Yukon Ho! Part 2: The Dempster Highway
Tuesday, 1st March 2011 by Kyle Kusch
We continue our Street View barnstorming tour of Yukon today as we follow the cameras on their 671 km (417 mile) odyssey north along the beautiful, desolate Dempster Highway, which was built in 1979 to connect the remote Mackenzie Delta in the Northwest Territories to the rest of Canada.
The road begins 25 miles (40 km) east of Dawson City, the endpoint of our journey in Part One.
The vast majority of the road is unpaved, single-line, and dusty, as it is built upon a gravel berm sunk into the ground to insulate the roadbed from the permafrost below. Trees become smaller and smaller the further north you go. Most of the first few dozen kilometres carry on in this fashion.
Not much to it, right? Not exactly. Eventually, the trees disappear almost entirely as the Dempster climbs into Tombstone Territorial Park, opening up the landscape and presenting lush green, yellow and red colours along the hillside as mountains rise out of the tundra grasses:
200 km (120 miles) from the start, the Ogilvie Mountains rise like a wall out of the plains. Further up the highway, Sapper Hill presents a daunting task for climbers.
Out on the plains, trees struggle to survive in the high latitudes with no protection from the wind.
One thing noticeable along the Dempster is the lack of tourist services. It is 269 km (167 miles) to the only filling station and motel along the Yukon portion of the highway at Eagle Plains, where we catch the lead Street View car nipping off the road for a break. In remote climes such as this where there are no emergency services, it may come as a shock to some that certain portions of the road must double as airstrips.
As it heads out of Yukon and into the Northwest Territories, the Dempster crosses over the Richardson Mountains, where road conditions can deteriorate quickly. Just before the border lie a field of drumlins, mounds of debris left thousands of years ago by retreating glacial ice sheets.
To finish your Dempster journey, you must cross both the Peel River at Fort McPherson and the second-longest river in North America, the Mackenzie, at Tsiigehtchic. In winter, this must be done by driving over the river when it’s frozen. In summer, a ferry completes the job for you. Waiting for the boat provides a good opportunity for the Street View driver to perform some camera maintenance.
At the end of the highway lies the town of Inuvik, the most northerly Canadian town captured by Street View, whose cameras are greeted at the entrance to town by a traditional inuksuk (Wikipedia). Inuvik is most famous for Our Lady of Victory Church, built in the form of an igloo.

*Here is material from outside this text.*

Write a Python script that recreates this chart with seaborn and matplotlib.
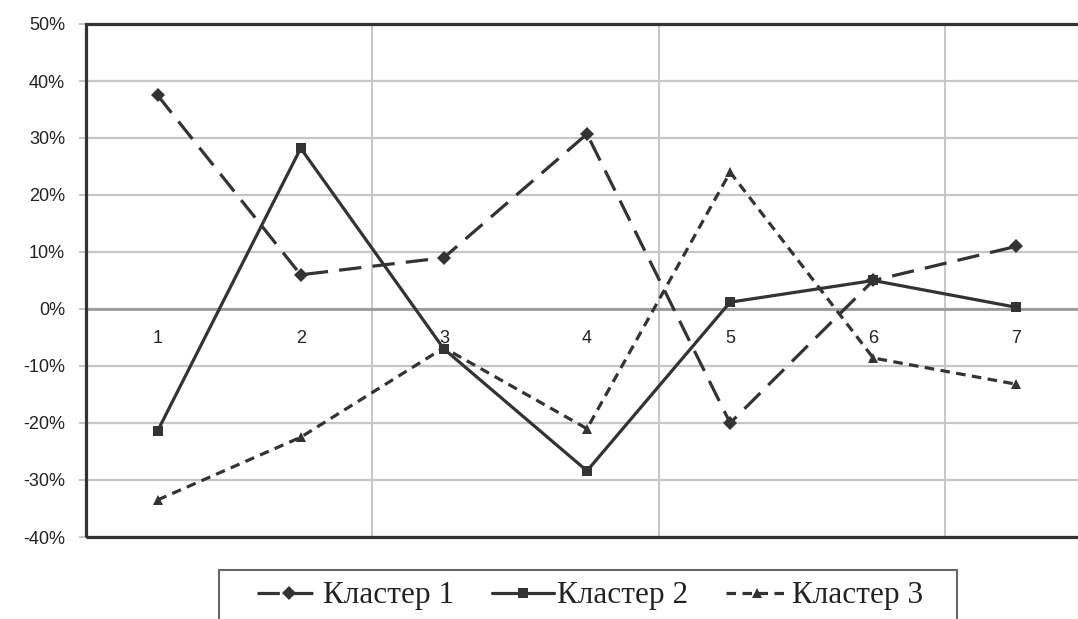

Despite its remote location (and the fact that all buildings must be built upon small stilts in order not to melt into the permafrost below), Inuvik is a rather modern town. Since it can’t sink its utilities into the ground, the town’s water lines are connected above ground with small bridges and overpasses built to cross them. We end our northern journey with the answer to the question you’ve all been asking: Is it possible to play miniature golf in the Arctic?
It most certainly is.
Incredible tour Kyle – absolutely stunning landscapes!
Thanks, Alex! I wasn’t very productive the day I wrote that article – all I did was gawk at the amazing scenery for hours!
Another excellent article, Kyle. I’ve noticed that the Street View cars seem to travel in tandem in extremely remote locations, which I’m guessing is a safety precaution. No doubt the redundancy would be useful if there were an equipment or transportation failure. It’s not like they could easily get to the shop. I’ve observed same thing along the Dalton Highway leading to Deadhorse, Alaska, as an example. Your image is the first time I’ve caught a glimpse of one of the Street View drivers, though!
And if you look around in that same spot, you can see an extreme closeup of the current car’s driver too, also performing maintenance. Looks like he’s cleaning the lenses.